Mechanical systems had to be rethought, as well. For HVAC, Chernoff designed two vertical supply shafts that feed laterally into a central service corridor. Access to exhaust is now easily available with short duct runs, and distributed plumbing follows the column lines.
Example 4: Proposed design with a collaborative developer
- 22,000-sf floor plate
- 14-foot floor-to-floor height, increased for levels with decks above
The best-case scenario is for an architect to work with a developer and life sciences client from the get-go and set the criteria for a building. This allows architects to have input into all facets of design, including the building envelope, parking and loading, mechanical, planning concepts, and overall infrastructure.
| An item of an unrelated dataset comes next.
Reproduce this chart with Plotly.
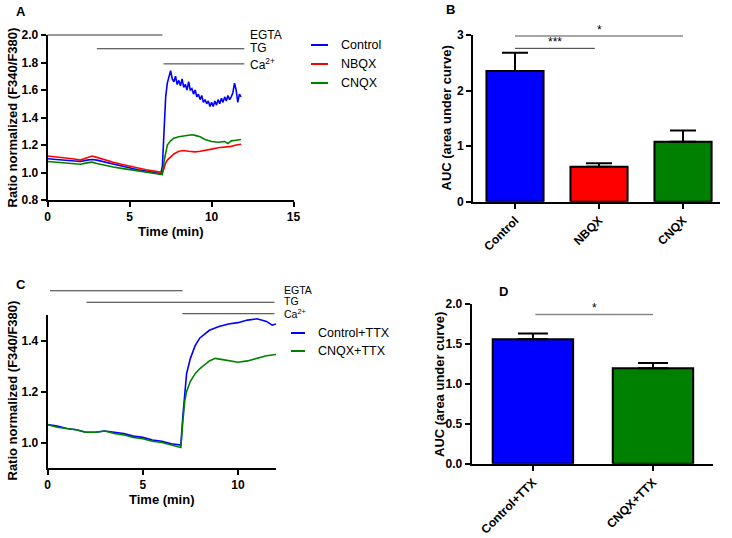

“In this case, the developer was motivated,” says Chernoff. “They wanted to do a lab-enabled building. In fact, that was their prime mission with this building.”
Architects were able to establish core placement and the structural grid, as well as set the vibration criteria of 2,000 micro inches per second and floor loading of 100 pounds psf. They also designed an HVAC system with distributed shafts for exhaust and supply air coming down to a central service corridor and plug-and-play plumbing systems that are distributed around all of the columns and along the exterior wall.
The approach to planning remained flexible, because the client wants the ability to subdivide or sublease to a company compatible with its mission.
“One thing about this example is it shows we can create space that works if everybody is motivated and wants to go in the same direction,” says Chernoff.
Most developers aren’t thinking about lab space when they start a project, but they may grow more interested in this specialty as life sciences companies seek commercial leases. Architects skilled at lab design and who understand biotech needs can help bridge the gap between client and developer.
“Developers might love to do it but don’t have experience in it,” says Chernoff. “But it’s an opportunity that tickles their fancy. It’s an evolving market.”